**Exercise prompt**
Drop the pictures, then extract the listing word for word.
** start Material **
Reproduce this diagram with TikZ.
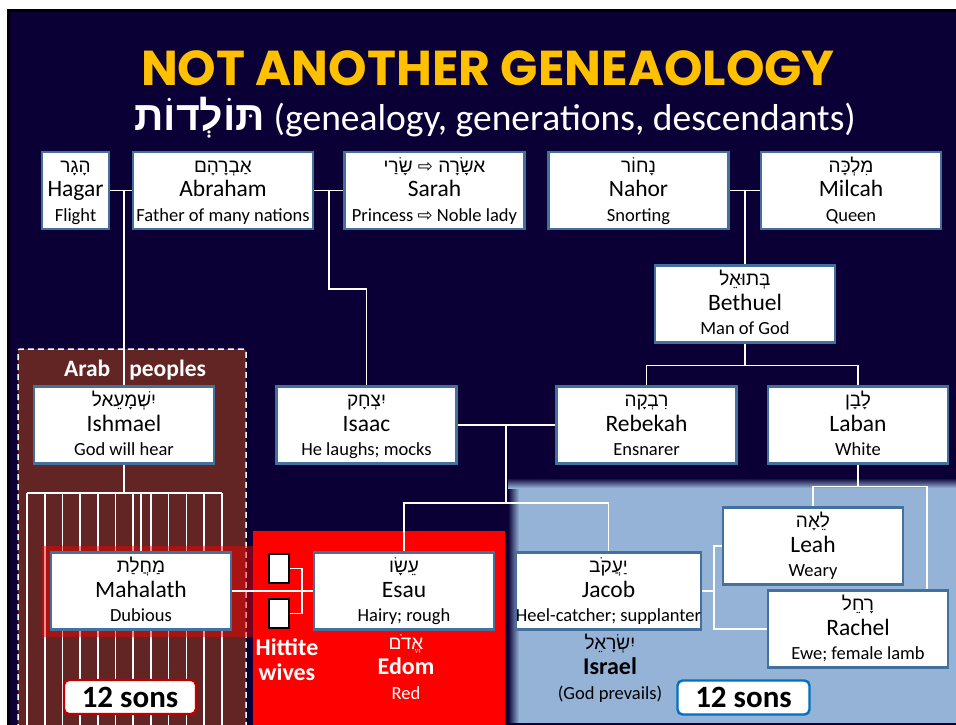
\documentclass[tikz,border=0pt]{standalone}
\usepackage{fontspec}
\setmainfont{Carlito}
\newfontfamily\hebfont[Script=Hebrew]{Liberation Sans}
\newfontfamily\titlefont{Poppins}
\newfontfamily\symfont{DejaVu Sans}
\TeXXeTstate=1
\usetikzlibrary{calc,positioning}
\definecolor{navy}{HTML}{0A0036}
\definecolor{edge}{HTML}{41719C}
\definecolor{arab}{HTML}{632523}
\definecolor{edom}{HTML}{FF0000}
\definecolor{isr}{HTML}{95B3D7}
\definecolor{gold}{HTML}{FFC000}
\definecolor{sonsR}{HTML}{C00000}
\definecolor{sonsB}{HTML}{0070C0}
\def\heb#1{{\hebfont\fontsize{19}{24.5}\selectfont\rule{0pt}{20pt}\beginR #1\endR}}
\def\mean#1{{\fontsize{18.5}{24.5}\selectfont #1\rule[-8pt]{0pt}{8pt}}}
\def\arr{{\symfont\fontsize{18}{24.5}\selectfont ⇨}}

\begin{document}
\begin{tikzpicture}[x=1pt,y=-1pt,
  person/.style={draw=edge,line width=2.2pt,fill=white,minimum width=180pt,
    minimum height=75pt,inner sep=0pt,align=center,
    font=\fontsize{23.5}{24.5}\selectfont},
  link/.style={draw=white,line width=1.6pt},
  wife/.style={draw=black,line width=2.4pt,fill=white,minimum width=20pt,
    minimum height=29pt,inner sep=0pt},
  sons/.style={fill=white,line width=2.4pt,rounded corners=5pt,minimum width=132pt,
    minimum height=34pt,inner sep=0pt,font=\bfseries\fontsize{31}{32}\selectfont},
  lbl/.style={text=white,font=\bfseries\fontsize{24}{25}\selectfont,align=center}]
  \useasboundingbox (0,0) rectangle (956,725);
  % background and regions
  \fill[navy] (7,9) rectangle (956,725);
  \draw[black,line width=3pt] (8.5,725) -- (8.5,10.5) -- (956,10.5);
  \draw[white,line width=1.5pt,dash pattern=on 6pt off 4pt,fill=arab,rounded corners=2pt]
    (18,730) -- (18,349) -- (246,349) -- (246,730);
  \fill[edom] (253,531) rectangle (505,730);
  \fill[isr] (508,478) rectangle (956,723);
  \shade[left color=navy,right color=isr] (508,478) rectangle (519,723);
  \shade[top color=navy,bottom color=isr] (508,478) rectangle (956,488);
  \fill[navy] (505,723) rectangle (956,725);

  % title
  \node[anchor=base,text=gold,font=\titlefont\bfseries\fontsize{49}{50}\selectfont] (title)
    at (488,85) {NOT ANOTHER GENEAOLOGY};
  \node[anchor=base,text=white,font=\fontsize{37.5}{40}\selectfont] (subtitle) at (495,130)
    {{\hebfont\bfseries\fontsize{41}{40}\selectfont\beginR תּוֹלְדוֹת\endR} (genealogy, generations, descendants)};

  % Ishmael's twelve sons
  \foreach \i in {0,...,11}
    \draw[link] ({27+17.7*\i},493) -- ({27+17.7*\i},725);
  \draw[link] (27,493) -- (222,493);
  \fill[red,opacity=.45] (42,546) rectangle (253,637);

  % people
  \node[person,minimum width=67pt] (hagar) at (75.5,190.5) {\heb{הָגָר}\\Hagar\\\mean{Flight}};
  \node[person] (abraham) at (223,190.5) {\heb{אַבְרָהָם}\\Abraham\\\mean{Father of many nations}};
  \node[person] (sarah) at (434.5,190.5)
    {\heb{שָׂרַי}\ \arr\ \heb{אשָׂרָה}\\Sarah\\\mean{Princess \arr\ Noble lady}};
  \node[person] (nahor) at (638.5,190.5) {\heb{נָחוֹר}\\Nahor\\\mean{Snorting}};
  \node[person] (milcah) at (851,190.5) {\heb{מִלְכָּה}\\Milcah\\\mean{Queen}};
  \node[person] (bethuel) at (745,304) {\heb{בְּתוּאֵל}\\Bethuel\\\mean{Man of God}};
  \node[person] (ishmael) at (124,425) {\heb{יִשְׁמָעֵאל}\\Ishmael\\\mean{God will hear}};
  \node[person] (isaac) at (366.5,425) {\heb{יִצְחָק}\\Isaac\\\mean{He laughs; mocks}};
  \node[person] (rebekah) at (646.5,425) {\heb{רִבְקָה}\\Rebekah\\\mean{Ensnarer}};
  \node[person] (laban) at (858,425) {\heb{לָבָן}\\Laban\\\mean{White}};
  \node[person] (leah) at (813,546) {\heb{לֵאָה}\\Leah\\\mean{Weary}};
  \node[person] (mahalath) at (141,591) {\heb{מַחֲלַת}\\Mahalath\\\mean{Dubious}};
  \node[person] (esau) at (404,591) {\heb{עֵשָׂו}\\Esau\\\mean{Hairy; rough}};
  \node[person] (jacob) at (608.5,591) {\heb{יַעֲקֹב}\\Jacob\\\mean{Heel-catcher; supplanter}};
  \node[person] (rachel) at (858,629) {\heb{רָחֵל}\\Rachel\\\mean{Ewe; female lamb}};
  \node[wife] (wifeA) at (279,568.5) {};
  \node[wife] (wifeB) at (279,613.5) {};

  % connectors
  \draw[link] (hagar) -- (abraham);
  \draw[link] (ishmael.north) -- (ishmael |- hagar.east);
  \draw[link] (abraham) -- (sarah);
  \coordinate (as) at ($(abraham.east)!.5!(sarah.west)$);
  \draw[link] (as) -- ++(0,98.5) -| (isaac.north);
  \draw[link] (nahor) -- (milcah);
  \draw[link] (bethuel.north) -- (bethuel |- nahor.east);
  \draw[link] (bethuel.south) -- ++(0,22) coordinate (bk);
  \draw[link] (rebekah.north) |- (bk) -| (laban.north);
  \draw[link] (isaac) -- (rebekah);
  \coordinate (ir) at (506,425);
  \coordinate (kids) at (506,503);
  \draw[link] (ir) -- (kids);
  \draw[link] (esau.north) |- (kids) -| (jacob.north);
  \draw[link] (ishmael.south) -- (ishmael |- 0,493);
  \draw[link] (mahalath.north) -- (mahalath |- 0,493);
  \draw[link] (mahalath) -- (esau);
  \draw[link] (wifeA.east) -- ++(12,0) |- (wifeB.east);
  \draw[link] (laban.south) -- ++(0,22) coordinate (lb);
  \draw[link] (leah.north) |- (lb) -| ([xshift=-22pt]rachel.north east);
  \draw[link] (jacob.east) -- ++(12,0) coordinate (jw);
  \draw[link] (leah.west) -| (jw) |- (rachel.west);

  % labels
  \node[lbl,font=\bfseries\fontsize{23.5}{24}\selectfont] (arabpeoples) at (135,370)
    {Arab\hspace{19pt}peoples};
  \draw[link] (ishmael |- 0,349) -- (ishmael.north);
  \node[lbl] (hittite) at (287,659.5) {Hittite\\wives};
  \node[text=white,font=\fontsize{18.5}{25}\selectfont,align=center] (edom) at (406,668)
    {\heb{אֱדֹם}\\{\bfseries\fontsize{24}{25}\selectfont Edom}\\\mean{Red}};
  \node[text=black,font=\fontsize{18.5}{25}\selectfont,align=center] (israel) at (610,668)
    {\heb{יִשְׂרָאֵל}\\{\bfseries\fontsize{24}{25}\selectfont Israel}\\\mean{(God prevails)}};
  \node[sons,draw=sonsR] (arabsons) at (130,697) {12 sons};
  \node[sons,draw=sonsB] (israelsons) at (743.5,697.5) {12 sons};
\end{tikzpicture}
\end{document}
** end Material **
**Solution for this task**
Reproduce this diagram with TikZ.
\documentclass[tikz,border=0pt]{standalone}
\usepackage{fontspec}
\setmainfont{Carlito}
\newfontfamily\hebfont[Script=Hebrew]{Liberation Sans}
\newfontfamily\titlefont{Poppins}
\newfontfamily\symfont{DejaVu Sans}
\TeXXeTstate=1
\usetikzlibrary{calc,positioning}
\definecolor{navy}{HTML}{0A0036}
\definecolor{edge}{HTML}{41719C}
\definecolor{arab}{HTML}{632523}
\definecolor{edom}{HTML}{FF0000}
\definecolor{isr}{HTML}{95B3D7}
\definecolor{gold}{HTML}{FFC000}
\definecolor{sonsR}{HTML}{C00000}
\definecolor{sonsB}{HTML}{0070C0}
\def\heb#1{{\hebfont\fontsize{19}{24.5}\selectfont\rule{0pt}{20pt}\beginR #1\endR}}
\def\mean#1{{\fontsize{18.5}{24.5}\selectfont #1\rule[-8pt]{0pt}{8pt}}}
\def\arr{{\symfont\fontsize{18}{24.5}\selectfont ⇨}}

\begin{document}
\begin{tikzpicture}[x=1pt,y=-1pt,
  person/.style={draw=edge,line width=2.2pt,fill=white,minimum width=180pt,
    minimum height=75pt,inner sep=0pt,align=center,
    font=\fontsize{23.5}{24.5}\selectfont},
  link/.style={draw=white,line width=1.6pt},
  wife/.style={draw=black,line width=2.4pt,fill=white,minimum width=20pt,
    minimum height=29pt,inner sep=0pt},
  sons/.style={fill=white,line width=2.4pt,rounded corners=5pt,minimum width=132pt,
    minimum height=34pt,inner sep=0pt,font=\bfseries\fontsize{31}{32}\selectfont},
  lbl/.style={text=white,font=\bfseries\fontsize{24}{25}\selectfont,align=center}]
  \useasboundingbox (0,0) rectangle (956,725);
  % background and regions
  \fill[navy] (7,9) rectangle (956,725);
  \draw[black,line width=3pt] (8.5,725) -- (8.5,10.5) -- (956,10.5);
  \draw[white,line width=1.5pt,dash pattern=on 6pt off 4pt,fill=arab,rounded corners=2pt]
    (18,730) -- (18,349) -- (246,349) -- (246,730);
  \fill[edom] (253,531) rectangle (505,730);
  \fill[isr] (508,478) rectangle (956,723);
  \shade[left color=navy,right color=isr] (508,478) rectangle (519,723);
  \shade[top color=navy,bottom color=isr] (508,478) rectangle (956,488);
  \fill[navy] (505,723) rectangle (956,725);

  % title
  \node[anchor=base,text=gold,font=\titlefont\bfseries\fontsize{49}{50}\selectfont] (title)
    at (488,85) {NOT ANOTHER GENEAOLOGY};
  \node[anchor=base,text=white,font=\fontsize{37.5}{40}\selectfont] (subtitle) at (495,130)
    {{\hebfont\bfseries\fontsize{41}{40}\selectfont\beginR תּוֹלְדוֹת\endR} (genealogy, generations, descendants)};

  % Ishmael's twelve sons
  \foreach \i in {0,...,11}
    \draw[link] ({27+17.7*\i},493) -- ({27+17.7*\i},725);
  \draw[link] (27,493) -- (222,493);
  \fill[red,opacity=.45] (42,546) rectangle (253,637);

  % people
  \node[person,minimum width=67pt] (hagar) at (75.5,190.5) {\heb{הָגָר}\\Hagar\\\mean{Flight}};
  \node[person] (abraham) at (223,190.5) {\heb{אַבְרָהָם}\\Abraham\\\mean{Father of many nations}};
  \node[person] (sarah) at (434.5,190.5)
    {\heb{שָׂרַי}\ \arr\ \heb{אשָׂרָה}\\Sarah\\\mean{Princess \arr\ Noble lady}};
  \node[person] (nahor) at (638.5,190.5) {\heb{נָחוֹר}\\Nahor\\\mean{Snorting}};
  \node[person] (milcah) at (851,190.5) {\heb{מִלְכָּה}\\Milcah\\\mean{Queen}};
  \node[person] (bethuel) at (745,304) {\heb{בְּתוּאֵל}\\Bethuel\\\mean{Man of God}};
  \node[person] (ishmael) at (124,425) {\heb{יִשְׁמָעֵאל}\\Ishmael\\\mean{God will hear}};
  \node[person] (isaac) at (366.5,425) {\heb{יִצְחָק}\\Isaac\\\mean{He laughs; mocks}};
  \node[person] (rebekah) at (646.5,425) {\heb{רִבְקָה}\\Rebekah\\\mean{Ensnarer}};
  \node[person] (laban) at (858,425) {\heb{לָבָן}\\Laban\\\mean{White}};
  \node[person] (leah) at (813,546) {\heb{לֵאָה}\\Leah\\\mean{Weary}};
  \node[person] (mahalath) at (141,591) {\heb{מַחֲלַת}\\Mahalath\\\mean{Dubious}};
  \node[person] (esau) at (404,591) {\heb{עֵשָׂו}\\Esau\\\mean{Hairy; rough}};
  \node[person] (jacob) at (608.5,591) {\heb{יַעֲקֹב}\\Jacob\\\mean{Heel-catcher; supplanter}};
  \node[person] (rachel) at (858,629) {\heb{רָחֵל}\\Rachel\\\mean{Ewe; female lamb}};
  \node[wife] (wifeA) at (279,568.5) {};
  \node[wife] (wifeB) at (279,613.5) {};

  % connectors
  \draw[link] (hagar) -- (abraham);
  \draw[link] (ishmael.north) -- (ishmael |- hagar.east);
  \draw[link] (abraham) -- (sarah);
  \coordinate (as) at ($(abraham.east)!.5!(sarah.west)$);
  \draw[link] (as) -- ++(0,98.5) -| (isaac.north);
  \draw[link] (nahor) -- (milcah);
  \draw[link] (bethuel.north) -- (bethuel |- nahor.east);
  \draw[link] (bethuel.south) -- ++(0,22) coordinate (bk);
  \draw[link] (rebekah.north) |- (bk) -| (laban.north);
  \draw[link] (isaac) -- (rebekah);
  \coordinate (ir) at (506,425);
  \coordinate (kids) at (506,503);
  \draw[link] (ir) -- (kids);
  \draw[link] (esau.north) |- (kids) -| (jacob.north);
  \draw[link] (ishmael.south) -- (ishmael |- 0,493);
  \draw[link] (mahalath.north) -- (mahalath |- 0,493);
  \draw[link] (mahalath) -- (esau);
  \draw[link] (wifeA.east) -- ++(12,0) |- (wifeB.east);
  \draw[link] (laban.south) -- ++(0,22) coordinate (lb);
  \draw[link] (leah.north) |- (lb) -| ([xshift=-22pt]rachel.north east);
  \draw[link] (jacob.east) -- ++(12,0) coordinate (jw);
  \draw[link] (leah.west) -| (jw) |- (rachel.west);

  % labels
  \node[lbl,font=\bfseries\fontsize{23.5}{24}\selectfont] (arabpeoples) at (135,370)
    {Arab\hspace{19pt}peoples};
  \draw[link] (ishmael |- 0,349) -- (ishmael.north);
  \node[lbl] (hittite) at (287,659.5) {Hittite\\wives};
  \node[text=white,font=\fontsize{18.5}{25}\selectfont,align=center] (edom) at (406,668)
    {\heb{אֱדֹם}\\{\bfseries\fontsize{24}{25}\selectfont Edom}\\\mean{Red}};
  \node[text=black,font=\fontsize{18.5}{25}\selectfont,align=center] (israel) at (610,668)
    {\heb{יִשְׂרָאֵל}\\{\bfseries\fontsize{24}{25}\selectfont Israel}\\\mean{(God prevails)}};
  \node[sons,draw=sonsR] (arabsons) at (130,697) {12 sons};
  \node[sons,draw=sonsB] (israelsons) at (743.5,697.5) {12 sons};
\end{tikzpicture}
\end{document}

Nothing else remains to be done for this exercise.